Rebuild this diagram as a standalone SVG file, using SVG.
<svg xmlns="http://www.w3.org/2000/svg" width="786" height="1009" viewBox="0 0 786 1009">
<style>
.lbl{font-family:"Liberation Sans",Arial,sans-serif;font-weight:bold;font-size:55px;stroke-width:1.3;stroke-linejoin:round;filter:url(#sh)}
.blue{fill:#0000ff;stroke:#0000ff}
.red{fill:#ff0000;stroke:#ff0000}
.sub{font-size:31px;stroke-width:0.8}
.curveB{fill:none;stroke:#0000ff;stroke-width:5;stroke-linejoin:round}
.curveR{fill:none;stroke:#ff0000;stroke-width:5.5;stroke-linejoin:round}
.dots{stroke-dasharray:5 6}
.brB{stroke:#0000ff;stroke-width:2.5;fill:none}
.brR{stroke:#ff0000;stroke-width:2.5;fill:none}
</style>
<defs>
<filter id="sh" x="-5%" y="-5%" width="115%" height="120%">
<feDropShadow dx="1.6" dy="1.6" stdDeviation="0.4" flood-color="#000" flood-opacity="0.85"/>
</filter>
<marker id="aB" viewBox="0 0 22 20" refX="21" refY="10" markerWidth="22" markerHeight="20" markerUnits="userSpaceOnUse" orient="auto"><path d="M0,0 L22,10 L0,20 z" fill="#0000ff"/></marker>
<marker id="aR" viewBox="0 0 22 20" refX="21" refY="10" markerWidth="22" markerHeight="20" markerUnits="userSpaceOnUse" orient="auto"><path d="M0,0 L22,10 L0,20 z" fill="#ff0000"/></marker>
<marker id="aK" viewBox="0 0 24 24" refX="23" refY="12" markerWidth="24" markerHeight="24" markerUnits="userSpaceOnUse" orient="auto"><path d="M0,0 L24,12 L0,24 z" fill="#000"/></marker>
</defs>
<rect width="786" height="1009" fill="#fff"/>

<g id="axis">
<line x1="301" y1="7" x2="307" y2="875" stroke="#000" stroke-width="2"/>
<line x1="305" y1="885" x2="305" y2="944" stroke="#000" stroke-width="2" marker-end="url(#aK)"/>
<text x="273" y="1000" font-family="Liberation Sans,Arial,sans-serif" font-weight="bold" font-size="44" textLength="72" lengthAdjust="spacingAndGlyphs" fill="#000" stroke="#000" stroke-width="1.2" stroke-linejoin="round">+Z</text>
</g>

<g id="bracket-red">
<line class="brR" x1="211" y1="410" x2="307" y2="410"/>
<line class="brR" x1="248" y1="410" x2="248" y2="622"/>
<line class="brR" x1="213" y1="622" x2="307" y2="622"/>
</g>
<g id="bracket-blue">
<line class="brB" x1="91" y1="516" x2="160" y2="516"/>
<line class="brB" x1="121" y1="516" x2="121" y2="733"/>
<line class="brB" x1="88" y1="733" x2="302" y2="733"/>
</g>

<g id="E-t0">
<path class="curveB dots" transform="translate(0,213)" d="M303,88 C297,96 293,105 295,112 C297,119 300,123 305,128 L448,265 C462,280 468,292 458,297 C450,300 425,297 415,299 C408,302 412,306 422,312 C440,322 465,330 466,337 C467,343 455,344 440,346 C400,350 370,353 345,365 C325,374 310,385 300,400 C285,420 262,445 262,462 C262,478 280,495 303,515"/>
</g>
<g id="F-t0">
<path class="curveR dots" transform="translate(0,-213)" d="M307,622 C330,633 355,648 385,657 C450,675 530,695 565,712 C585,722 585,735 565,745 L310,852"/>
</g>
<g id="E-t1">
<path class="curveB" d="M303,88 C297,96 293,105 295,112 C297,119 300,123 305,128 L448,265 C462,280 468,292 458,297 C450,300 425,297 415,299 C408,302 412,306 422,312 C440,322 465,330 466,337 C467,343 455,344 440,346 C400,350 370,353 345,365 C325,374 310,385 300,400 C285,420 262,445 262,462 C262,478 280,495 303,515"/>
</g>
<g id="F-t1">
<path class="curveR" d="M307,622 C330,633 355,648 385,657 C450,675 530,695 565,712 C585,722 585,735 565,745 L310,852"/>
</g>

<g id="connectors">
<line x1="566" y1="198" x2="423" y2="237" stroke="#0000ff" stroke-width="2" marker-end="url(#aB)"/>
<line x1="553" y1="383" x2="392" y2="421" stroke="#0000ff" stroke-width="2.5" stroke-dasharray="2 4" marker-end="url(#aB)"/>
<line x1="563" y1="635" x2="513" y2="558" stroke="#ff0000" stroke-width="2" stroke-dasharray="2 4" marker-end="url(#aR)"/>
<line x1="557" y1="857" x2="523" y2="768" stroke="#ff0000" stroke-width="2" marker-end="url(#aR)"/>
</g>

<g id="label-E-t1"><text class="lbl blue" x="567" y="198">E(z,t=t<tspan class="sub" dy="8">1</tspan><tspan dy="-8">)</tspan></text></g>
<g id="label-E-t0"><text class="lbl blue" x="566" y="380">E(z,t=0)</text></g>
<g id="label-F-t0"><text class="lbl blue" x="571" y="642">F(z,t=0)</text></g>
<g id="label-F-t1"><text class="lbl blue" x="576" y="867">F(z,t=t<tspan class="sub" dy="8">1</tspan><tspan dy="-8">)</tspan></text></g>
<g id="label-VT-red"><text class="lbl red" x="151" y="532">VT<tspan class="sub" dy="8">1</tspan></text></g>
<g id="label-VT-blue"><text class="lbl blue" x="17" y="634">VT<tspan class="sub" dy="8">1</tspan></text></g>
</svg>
□ □ □ □
| Set problem |
Print the listing above in full, exactly as it is.

| Task output |
Rebuild this diagram as a standalone SVG file, using SVG.
<svg xmlns="http://www.w3.org/2000/svg" width="786" height="1009" viewBox="0 0 786 1009">
<style>
.lbl{font-family:"Liberation Sans",Arial,sans-serif;font-weight:bold;font-size:55px;stroke-width:1.3;stroke-linejoin:round;filter:url(#sh)}
.blue{fill:#0000ff;stroke:#0000ff}
.red{fill:#ff0000;stroke:#ff0000}
.sub{font-size:31px;stroke-width:0.8}
.curveB{fill:none;stroke:#0000ff;stroke-width:5;stroke-linejoin:round}
.curveR{fill:none;stroke:#ff0000;stroke-width:5.5;stroke-linejoin:round}
.dots{stroke-dasharray:5 6}
.brB{stroke:#0000ff;stroke-width:2.5;fill:none}
.brR{stroke:#ff0000;stroke-width:2.5;fill:none}
</style>
<defs>
<filter id="sh" x="-5%" y="-5%" width="115%" height="120%">
<feDropShadow dx="1.6" dy="1.6" stdDeviation="0.4" flood-color="#000" flood-opacity="0.85"/>
</filter>
<marker id="aB" viewBox="0 0 22 20" refX="21" refY="10" markerWidth="22" markerHeight="20" markerUnits="userSpaceOnUse" orient="auto"><path d="M0,0 L22,10 L0,20 z" fill="#0000ff"/></marker>
<marker id="aR" viewBox="0 0 22 20" refX="21" refY="10" markerWidth="22" markerHeight="20" markerUnits="userSpaceOnUse" orient="auto"><path d="M0,0 L22,10 L0,20 z" fill="#ff0000"/></marker>
<marker id="aK" viewBox="0 0 24 24" refX="23" refY="12" markerWidth="24" markerHeight="24" markerUnits="userSpaceOnUse" orient="auto"><path d="M0,0 L24,12 L0,24 z" fill="#000"/></marker>
</defs>
<rect width="786" height="1009" fill="#fff"/>

<g id="axis">
<line x1="301" y1="7" x2="307" y2="875" stroke="#000" stroke-width="2"/>
<line x1="305" y1="885" x2="305" y2="944" stroke="#000" stroke-width="2" marker-end="url(#aK)"/>
<text x="273" y="1000" font-family="Liberation Sans,Arial,sans-serif" font-weight="bold" font-size="44" textLength="72" lengthAdjust="spacingAndGlyphs" fill="#000" stroke="#000" stroke-width="1.2" stroke-linejoin="round">+Z</text>
</g>

<g id="bracket-red">
<line class="brR" x1="211" y1="410" x2="307" y2="410"/>
<line class="brR" x1="248" y1="410" x2="248" y2="622"/>
<line class="brR" x1="213" y1="622" x2="307" y2="622"/>
</g>
<g id="bracket-blue">
<line class="brB" x1="91" y1="516" x2="160" y2="516"/>
<line class="brB" x1="121" y1="516" x2="121" y2="733"/>
<line class="brB" x1="88" y1="733" x2="302" y2="733"/>
</g>

<g id="E-t0">
<path class="curveB dots" transform="translate(0,213)" d="M303,88 C297,96 293,105 295,112 C297,119 300,123 305,128 L448,265 C462,280 468,292 458,297 C450,300 425,297 415,299 C408,302 412,306 422,312 C440,322 465,330 466,337 C467,343 455,344 440,346 C400,350 370,353 345,365 C325,374 310,385 300,400 C285,420 262,445 262,462 C262,478 280,495 303,515"/>
</g>
<g id="F-t0">
<path class="curveR dots" transform="translate(0,-213)" d="M307,622 C330,633 355,648 385,657 C450,675 530,695 565,712 C585,722 585,735 565,745 L310,852"/>
</g>
<g id="E-t1">
<path class="curveB" d="M303,88 C297,96 293,105 295,112 C297,119 300,123 305,128 L448,265 C462,280 468,292 458,297 C450,300 425,297 415,299 C408,302 412,306 422,312 C440,322 465,330 466,337 C467,343 455,344 440,346 C400,350 370,353 345,365 C325,374 310,385 300,400 C285,420 262,445 262,462 C262,478 280,495 303,515"/>
</g>
<g id="F-t1">
<path class="curveR" d="M307,622 C330,633 355,648 385,657 C450,675 530,695 565,712 C585,722 585,735 565,745 L310,852"/>
</g>

<g id="connectors">
<line x1="566" y1="198" x2="423" y2="237" stroke="#0000ff" stroke-width="2" marker-end="url(#aB)"/>
<line x1="553" y1="383" x2="392" y2="421" stroke="#0000ff" stroke-width="2.5" stroke-dasharray="2 4" marker-end="url(#aB)"/>
<line x1="563" y1="635" x2="513" y2="558" stroke="#ff0000" stroke-width="2" stroke-dasharray="2 4" marker-end="url(#aR)"/>
<line x1="557" y1="857" x2="523" y2="768" stroke="#ff0000" stroke-width="2" marker-end="url(#aR)"/>
</g>

<g id="label-E-t1"><text class="lbl blue" x="567" y="198">E(z,t=t<tspan class="sub" dy="8">1</tspan><tspan dy="-8">)</tspan></text></g>
<g id="label-E-t0"><text class="lbl blue" x="566" y="380">E(z,t=0)</text></g>
<g id="label-F-t0"><text class="lbl blue" x="571" y="642">F(z,t=0)</text></g>
<g id="label-F-t1"><text class="lbl blue" x="576" y="867">F(z,t=t<tspan class="sub" dy="8">1</tspan><tspan dy="-8">)</tspan></text></g>
<g id="label-VT-red"><text class="lbl red" x="151" y="532">VT<tspan class="sub" dy="8">1</tspan></text></g>
<g id="label-VT-blue"><text class="lbl blue" x="17" y="634">VT<tspan class="sub" dy="8">1</tspan></text></g>
</svg>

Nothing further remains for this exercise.